I am 50 years old. I am a college graduate. I worked at a very fufilling job for about eight years until about 3 months after I had my first son 21 years ago. It took me that long to realize that I just could not return to the travel and lifestyle that my former job demanded. I needed to say home and raise this new life that God had so generously given to me. My husband agreed and was thrilled at my desire to stay at home.

Our buget was not prepared however for this sudden unexpected loss of income. So, for a time I worked part
time at night, so that my husband could be our son's
other caregiver. After my second child, a daughter, was
born three years later I continued to work at a part time
job at night after my husband came home from work. It was difficult at times because we were often two ships passing in the night. It was a sacrifice that we were willing to make.
By the time our third child, a son, arrived I no longer
needed to work. My husband had been promoted to a
position in another state and our income had finally
caught up to our budget. I say budget because we have
always had to have one. Being at home may be fufilling, but it doesn't come with a paycheck.

Our desire to raise our children the way we wanted to and felt was best for us, has turned out to be such a
blessing. All three of our children ages 21, 19 and 16
have done extremely well in school, are engaged in
community service, sports, etc. and are high functioning,
happy individuals. We could not be more proud of them.

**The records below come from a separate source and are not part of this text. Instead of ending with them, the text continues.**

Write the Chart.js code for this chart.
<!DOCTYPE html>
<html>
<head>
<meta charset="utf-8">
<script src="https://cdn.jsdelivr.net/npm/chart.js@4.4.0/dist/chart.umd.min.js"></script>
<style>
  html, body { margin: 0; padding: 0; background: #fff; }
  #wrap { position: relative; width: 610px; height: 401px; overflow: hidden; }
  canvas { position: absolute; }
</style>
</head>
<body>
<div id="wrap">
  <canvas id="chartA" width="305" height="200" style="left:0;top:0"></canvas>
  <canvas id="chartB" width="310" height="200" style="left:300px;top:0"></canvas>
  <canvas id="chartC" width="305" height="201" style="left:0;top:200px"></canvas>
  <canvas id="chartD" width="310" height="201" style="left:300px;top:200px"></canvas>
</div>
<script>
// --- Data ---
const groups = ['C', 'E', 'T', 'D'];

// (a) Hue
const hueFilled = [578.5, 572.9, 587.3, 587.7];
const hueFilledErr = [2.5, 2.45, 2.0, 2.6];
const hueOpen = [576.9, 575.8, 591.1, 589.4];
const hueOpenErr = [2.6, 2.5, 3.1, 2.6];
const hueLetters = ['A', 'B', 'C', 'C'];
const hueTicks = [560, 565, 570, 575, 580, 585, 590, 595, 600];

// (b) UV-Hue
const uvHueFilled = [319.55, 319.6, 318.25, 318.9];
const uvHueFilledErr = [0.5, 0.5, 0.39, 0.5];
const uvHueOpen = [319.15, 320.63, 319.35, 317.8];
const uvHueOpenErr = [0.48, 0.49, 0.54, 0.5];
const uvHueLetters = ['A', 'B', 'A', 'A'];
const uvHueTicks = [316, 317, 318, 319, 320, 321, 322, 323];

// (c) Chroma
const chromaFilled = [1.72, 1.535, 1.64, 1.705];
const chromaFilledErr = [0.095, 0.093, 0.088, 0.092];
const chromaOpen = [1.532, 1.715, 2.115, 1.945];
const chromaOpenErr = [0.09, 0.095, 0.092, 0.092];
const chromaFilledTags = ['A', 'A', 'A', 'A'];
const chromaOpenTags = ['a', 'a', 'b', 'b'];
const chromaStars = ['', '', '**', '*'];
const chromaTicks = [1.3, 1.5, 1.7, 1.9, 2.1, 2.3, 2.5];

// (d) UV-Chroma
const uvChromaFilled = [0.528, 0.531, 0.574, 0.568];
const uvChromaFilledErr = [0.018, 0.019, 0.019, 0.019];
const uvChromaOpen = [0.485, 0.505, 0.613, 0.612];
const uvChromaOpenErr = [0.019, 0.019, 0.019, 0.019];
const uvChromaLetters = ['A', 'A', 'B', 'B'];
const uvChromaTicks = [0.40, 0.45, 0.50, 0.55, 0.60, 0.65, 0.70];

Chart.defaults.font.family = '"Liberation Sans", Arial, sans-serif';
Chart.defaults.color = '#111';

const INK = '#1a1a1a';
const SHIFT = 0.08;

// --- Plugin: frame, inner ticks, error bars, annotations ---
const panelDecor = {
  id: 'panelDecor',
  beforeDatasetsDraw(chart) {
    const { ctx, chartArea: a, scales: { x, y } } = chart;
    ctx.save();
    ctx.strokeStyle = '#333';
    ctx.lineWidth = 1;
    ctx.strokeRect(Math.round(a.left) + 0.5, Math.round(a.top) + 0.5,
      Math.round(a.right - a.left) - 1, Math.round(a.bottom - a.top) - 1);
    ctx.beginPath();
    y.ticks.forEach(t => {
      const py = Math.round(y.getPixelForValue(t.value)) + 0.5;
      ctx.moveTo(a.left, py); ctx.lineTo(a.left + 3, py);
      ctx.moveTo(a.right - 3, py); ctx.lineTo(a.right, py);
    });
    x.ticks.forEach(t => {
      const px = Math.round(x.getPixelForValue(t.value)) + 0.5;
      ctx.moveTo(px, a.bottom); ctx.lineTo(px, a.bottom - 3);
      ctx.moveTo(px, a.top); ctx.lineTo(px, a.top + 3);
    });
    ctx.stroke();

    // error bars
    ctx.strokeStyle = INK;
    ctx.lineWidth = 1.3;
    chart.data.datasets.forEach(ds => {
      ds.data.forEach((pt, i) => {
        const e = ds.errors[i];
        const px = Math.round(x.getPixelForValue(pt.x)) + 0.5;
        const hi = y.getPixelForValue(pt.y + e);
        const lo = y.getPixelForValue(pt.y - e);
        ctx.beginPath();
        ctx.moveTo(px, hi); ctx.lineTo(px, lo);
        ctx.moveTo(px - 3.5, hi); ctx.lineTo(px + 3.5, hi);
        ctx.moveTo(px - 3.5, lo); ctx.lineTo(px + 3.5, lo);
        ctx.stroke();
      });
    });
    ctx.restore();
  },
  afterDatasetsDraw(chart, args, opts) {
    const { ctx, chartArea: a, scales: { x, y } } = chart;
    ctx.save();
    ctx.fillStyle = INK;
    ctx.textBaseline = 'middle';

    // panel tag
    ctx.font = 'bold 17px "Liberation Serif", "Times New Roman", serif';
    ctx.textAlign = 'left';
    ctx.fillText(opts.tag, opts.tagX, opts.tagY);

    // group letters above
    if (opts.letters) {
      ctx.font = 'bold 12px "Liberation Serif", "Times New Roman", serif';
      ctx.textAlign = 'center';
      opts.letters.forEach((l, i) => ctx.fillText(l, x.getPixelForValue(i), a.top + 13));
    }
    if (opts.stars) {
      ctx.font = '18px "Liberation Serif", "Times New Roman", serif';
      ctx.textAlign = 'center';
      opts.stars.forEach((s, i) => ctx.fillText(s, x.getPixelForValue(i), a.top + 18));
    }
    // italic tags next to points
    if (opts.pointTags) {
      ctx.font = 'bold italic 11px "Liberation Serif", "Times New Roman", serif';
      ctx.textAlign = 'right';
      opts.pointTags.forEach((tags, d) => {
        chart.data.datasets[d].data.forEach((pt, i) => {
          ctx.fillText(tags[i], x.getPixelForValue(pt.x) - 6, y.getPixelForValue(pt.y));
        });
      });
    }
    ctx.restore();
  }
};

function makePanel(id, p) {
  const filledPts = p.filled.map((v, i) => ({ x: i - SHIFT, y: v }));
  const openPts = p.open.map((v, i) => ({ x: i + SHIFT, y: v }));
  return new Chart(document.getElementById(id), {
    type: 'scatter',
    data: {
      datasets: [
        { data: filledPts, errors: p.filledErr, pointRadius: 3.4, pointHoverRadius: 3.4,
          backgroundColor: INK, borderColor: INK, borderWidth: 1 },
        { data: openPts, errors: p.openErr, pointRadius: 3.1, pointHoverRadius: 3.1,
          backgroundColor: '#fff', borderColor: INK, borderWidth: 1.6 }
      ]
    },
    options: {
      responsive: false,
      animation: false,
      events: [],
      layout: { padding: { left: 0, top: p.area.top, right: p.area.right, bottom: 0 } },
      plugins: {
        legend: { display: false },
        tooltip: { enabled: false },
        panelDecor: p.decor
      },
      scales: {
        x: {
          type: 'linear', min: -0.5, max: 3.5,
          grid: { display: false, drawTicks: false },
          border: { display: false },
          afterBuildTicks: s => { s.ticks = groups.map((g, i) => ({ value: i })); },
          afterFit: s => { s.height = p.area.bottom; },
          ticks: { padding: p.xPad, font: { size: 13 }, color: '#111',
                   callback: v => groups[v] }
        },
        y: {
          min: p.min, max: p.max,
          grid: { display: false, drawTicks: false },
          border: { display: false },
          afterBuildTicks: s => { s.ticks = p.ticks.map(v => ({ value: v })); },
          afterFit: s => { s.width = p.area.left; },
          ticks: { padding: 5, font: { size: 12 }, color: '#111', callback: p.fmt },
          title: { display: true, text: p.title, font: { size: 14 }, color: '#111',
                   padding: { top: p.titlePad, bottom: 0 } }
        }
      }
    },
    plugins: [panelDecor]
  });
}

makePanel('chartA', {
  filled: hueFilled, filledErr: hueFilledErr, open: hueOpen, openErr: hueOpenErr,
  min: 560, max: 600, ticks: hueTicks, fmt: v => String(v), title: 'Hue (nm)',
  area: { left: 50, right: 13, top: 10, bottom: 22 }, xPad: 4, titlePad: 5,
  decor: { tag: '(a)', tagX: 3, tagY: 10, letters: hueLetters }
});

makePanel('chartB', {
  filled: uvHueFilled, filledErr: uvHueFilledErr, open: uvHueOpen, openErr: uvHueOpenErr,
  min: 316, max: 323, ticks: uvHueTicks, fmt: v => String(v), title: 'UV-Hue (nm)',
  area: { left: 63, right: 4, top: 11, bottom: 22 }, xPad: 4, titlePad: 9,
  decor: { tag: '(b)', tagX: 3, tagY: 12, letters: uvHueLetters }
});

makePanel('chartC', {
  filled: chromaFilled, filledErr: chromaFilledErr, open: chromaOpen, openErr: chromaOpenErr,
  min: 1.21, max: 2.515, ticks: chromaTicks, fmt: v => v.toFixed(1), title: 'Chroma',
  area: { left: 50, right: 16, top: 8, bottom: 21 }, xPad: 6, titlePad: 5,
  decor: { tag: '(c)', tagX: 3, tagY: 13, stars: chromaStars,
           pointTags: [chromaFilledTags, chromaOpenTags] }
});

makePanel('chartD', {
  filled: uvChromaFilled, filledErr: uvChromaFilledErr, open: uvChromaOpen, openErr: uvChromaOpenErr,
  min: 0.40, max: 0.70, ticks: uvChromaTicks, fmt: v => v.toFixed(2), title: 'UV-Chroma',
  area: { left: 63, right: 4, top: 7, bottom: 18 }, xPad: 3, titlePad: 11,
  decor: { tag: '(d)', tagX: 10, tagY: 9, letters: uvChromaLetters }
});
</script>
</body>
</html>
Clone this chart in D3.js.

I cannot imagine making a bigger difference in the world.
I always am amused at the term "Stay at home" Mom.
I know from experience that when you devote your day to being a "stay at home" mom you are rarely home. I
was at the school volunteering in their classes, on field
trips, at the zoo during the week when it was not
overcrowed, at all the plays, football games, soccer
practices and guitar lessons. I enjoyed play dates with other like minded Mom's who became lifelong friends. I was out living life.Nothing boring about that and I was certainly not stuck at home.
I do want to say that I have dear friends and relatives who either must work or want to work and I respect
that. I really do. I am also well aware of how fortunate I
am to be blessed with an extremely supportive husband
who is also is a fantastic father. I know that sadly is not
always the case and I am not unaware the limited choices that allows.
I just want to want potential and new stay at home Mom's to know how vital they are in they are in this world. They are working very hard at something very fufilling and important. Feel confident and proud. I hope that you look forward and see that it is a big job, not for
everyone, and a very personal desicion. If you still have
strong desire to do it, jump right in with both feet.